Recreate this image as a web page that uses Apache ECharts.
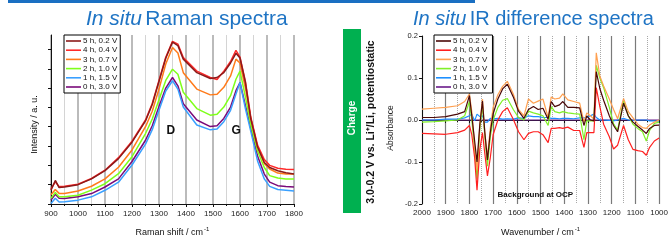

* * *

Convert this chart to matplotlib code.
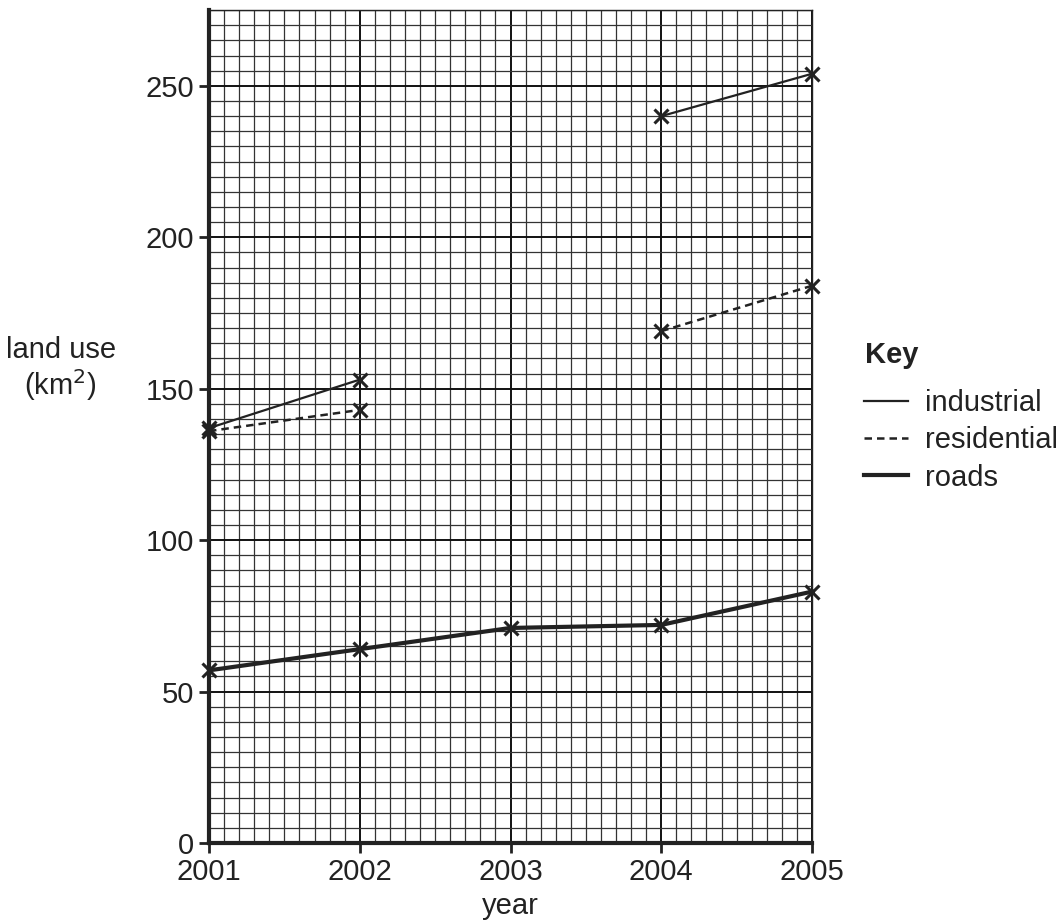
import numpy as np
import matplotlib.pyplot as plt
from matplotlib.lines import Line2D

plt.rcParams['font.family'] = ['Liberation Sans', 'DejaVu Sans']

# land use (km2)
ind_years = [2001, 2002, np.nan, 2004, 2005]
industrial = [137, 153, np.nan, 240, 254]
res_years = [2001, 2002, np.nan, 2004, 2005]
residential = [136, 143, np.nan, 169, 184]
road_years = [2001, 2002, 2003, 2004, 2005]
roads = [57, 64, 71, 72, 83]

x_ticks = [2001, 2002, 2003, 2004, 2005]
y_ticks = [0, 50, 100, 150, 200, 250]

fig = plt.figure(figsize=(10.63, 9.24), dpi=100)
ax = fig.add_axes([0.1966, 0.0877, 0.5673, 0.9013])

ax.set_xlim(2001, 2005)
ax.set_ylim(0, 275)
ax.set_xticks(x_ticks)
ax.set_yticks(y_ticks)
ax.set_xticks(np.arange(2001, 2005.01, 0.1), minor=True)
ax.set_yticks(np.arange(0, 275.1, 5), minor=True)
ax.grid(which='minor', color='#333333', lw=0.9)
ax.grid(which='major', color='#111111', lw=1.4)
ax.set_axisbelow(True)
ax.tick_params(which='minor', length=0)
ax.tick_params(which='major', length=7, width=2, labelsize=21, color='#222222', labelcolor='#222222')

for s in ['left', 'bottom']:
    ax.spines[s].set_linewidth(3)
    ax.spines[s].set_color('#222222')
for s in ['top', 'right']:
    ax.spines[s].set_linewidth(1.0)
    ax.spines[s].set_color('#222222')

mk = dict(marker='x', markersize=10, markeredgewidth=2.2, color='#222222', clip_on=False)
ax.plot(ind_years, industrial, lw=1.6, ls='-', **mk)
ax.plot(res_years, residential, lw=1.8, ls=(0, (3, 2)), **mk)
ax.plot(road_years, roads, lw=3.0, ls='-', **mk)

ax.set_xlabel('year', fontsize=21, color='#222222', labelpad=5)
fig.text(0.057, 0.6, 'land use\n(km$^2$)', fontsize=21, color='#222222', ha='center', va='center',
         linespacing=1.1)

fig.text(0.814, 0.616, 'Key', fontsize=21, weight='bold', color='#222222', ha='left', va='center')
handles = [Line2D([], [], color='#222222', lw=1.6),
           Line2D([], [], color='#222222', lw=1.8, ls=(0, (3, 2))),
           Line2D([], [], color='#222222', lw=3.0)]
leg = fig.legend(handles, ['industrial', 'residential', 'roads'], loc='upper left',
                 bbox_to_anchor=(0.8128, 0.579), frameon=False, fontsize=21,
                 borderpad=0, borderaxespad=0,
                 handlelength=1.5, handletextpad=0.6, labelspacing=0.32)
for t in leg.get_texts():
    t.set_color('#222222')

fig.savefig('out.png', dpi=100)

...

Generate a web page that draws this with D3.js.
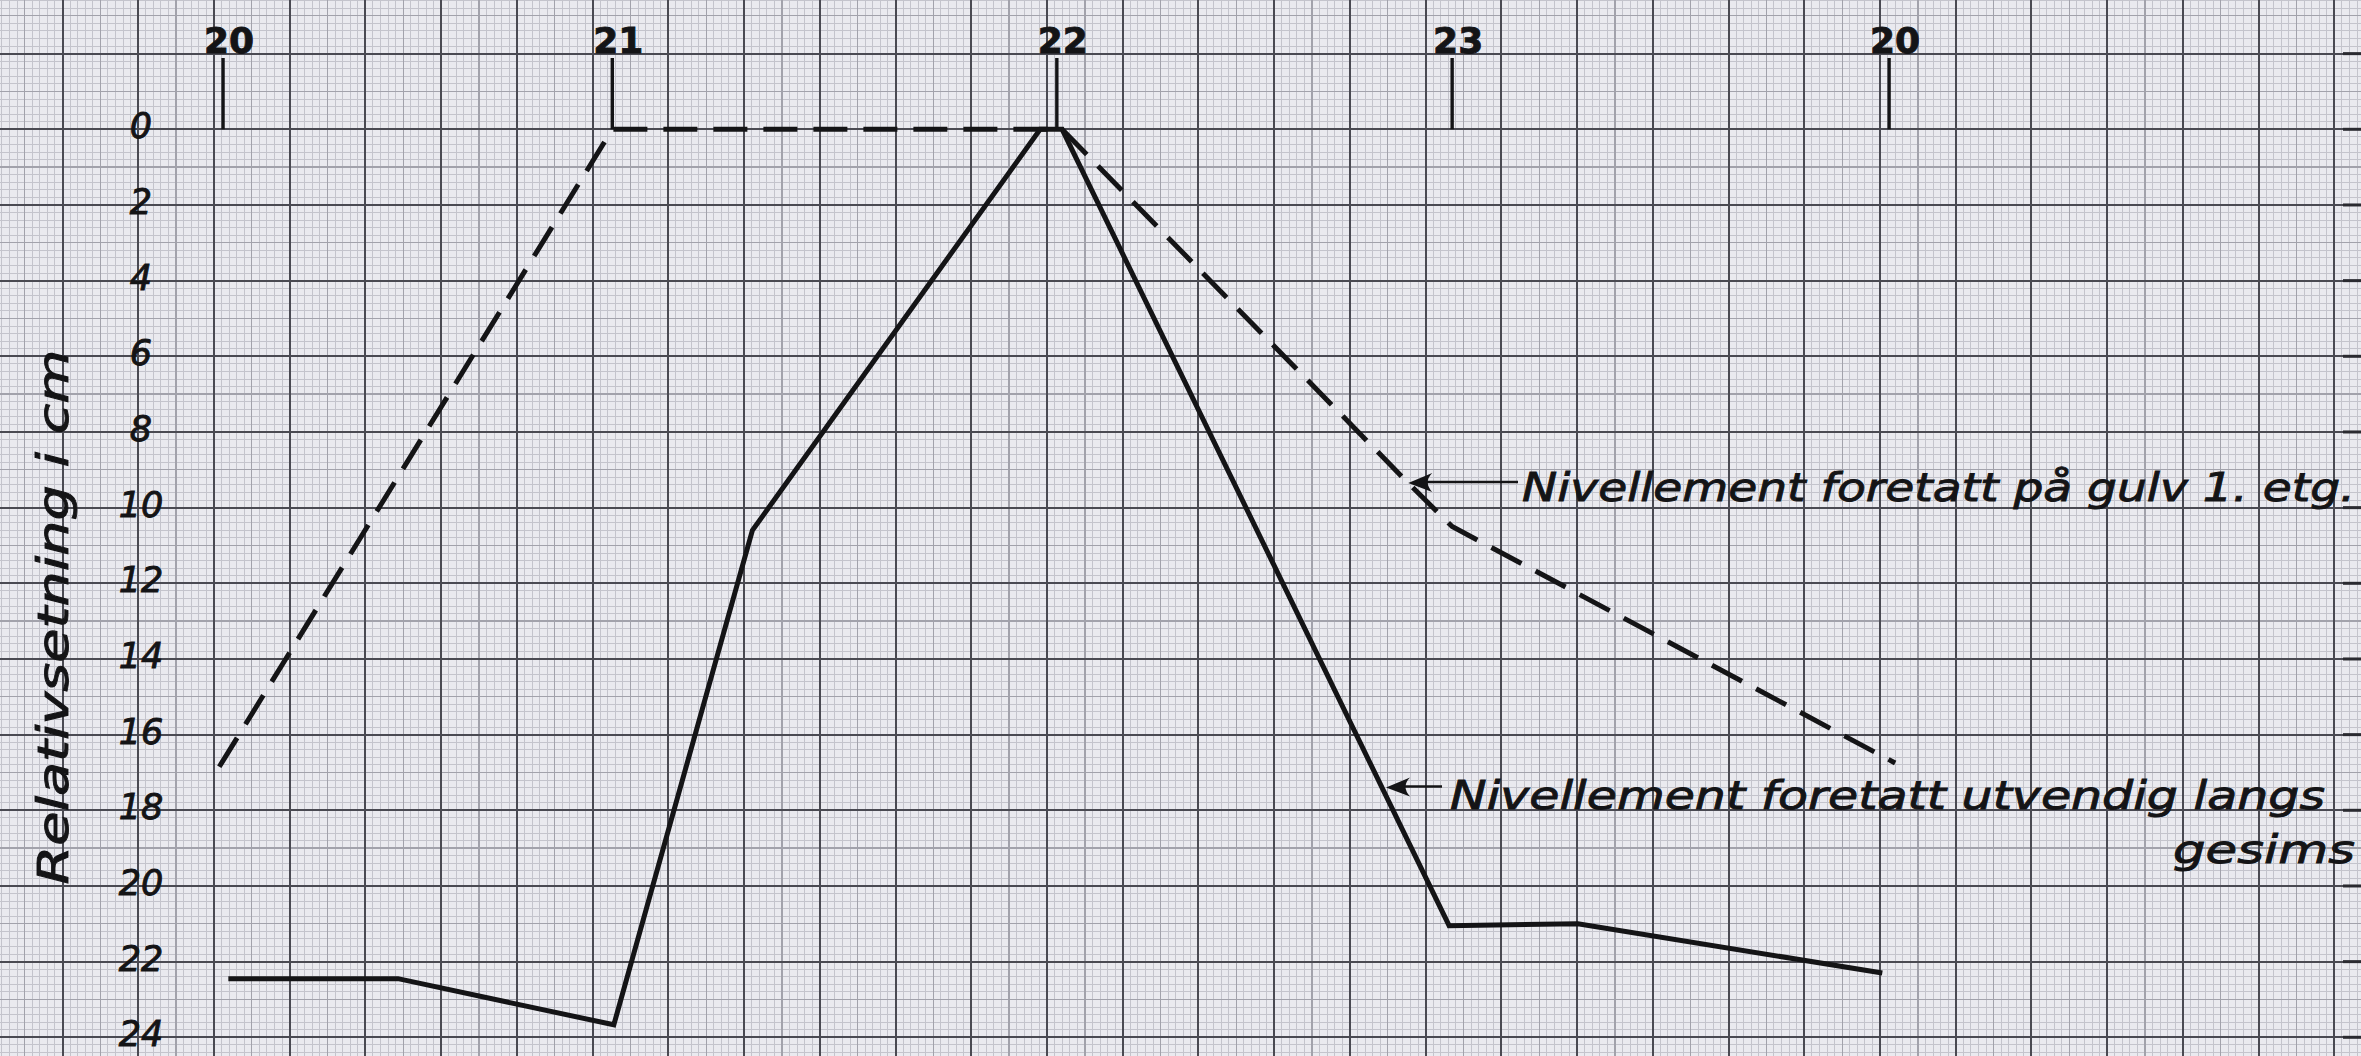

§ Request
Look above and copy only the lines from the one holding "Convert this chart to matplotlib code." to the one holding "linespacing=1.1)", both included, exactly, minus the pictures.

§ Response
Convert this chart to matplotlib code.
import numpy as np
import matplotlib.pyplot as plt
from matplotlib.lines import Line2D

plt.rcParams['font.family'] = ['Liberation Sans', 'DejaVu Sans']

# land use (km2)
ind_years = [2001, 2002, np.nan, 2004, 2005]
industrial = [137, 153, np.nan, 240, 254]
res_years = [2001, 2002, np.nan, 2004, 2005]
residential = [136, 143, np.nan, 169, 184]
road_years = [2001, 2002, 2003, 2004, 2005]
roads = [57, 64, 71, 72, 83]

x_ticks = [2001, 2002, 2003, 2004, 2005]
y_ticks = [0, 50, 100, 150, 200, 250]

fig = plt.figure(figsize=(10.63, 9.24), dpi=100)
ax = fig.add_axes([0.1966, 0.0877, 0.5673, 0.9013])

ax.set_xlim(2001, 2005)
ax.set_ylim(0, 275)
ax.set_xticks(x_ticks)
ax.set_yticks(y_ticks)
ax.set_xticks(np.arange(2001, 2005.01, 0.1), minor=True)
ax.set_yticks(np.arange(0, 275.1, 5), minor=True)
ax.grid(which='minor', color='#333333', lw=0.9)
ax.grid(which='major', color='#111111', lw=1.4)
ax.set_axisbelow(True)
ax.tick_params(which='minor', length=0)
ax.tick_params(which='major', length=7, width=2, labelsize=21, color='#222222', labelcolor='#222222')

for s in ['left', 'bottom']:
    ax.spines[s].set_linewidth(3)
    ax.spines[s].set_color('#222222')
for s in ['top', 'right']:
    ax.spines[s].set_linewidth(1.0)
    ax.spines[s].set_color('#222222')

mk = dict(marker='x', markersize=10, markeredgewidth=2.2, color='#222222', clip_on=False)
ax.plot(ind_years, industrial, lw=1.6, ls='-', **mk)
ax.plot(res_years, residential, lw=1.8, ls=(0, (3, 2)), **mk)
ax.plot(road_years, roads, lw=3.0, ls='-', **mk)

ax.set_xlabel('year', fontsize=21, color='#222222', labelpad=5)
fig.text(0.057, 0.6, 'land use\n(km$^2$)', fontsize=21, color='#222222', ha='center', va='center',
         linespacing=1.1)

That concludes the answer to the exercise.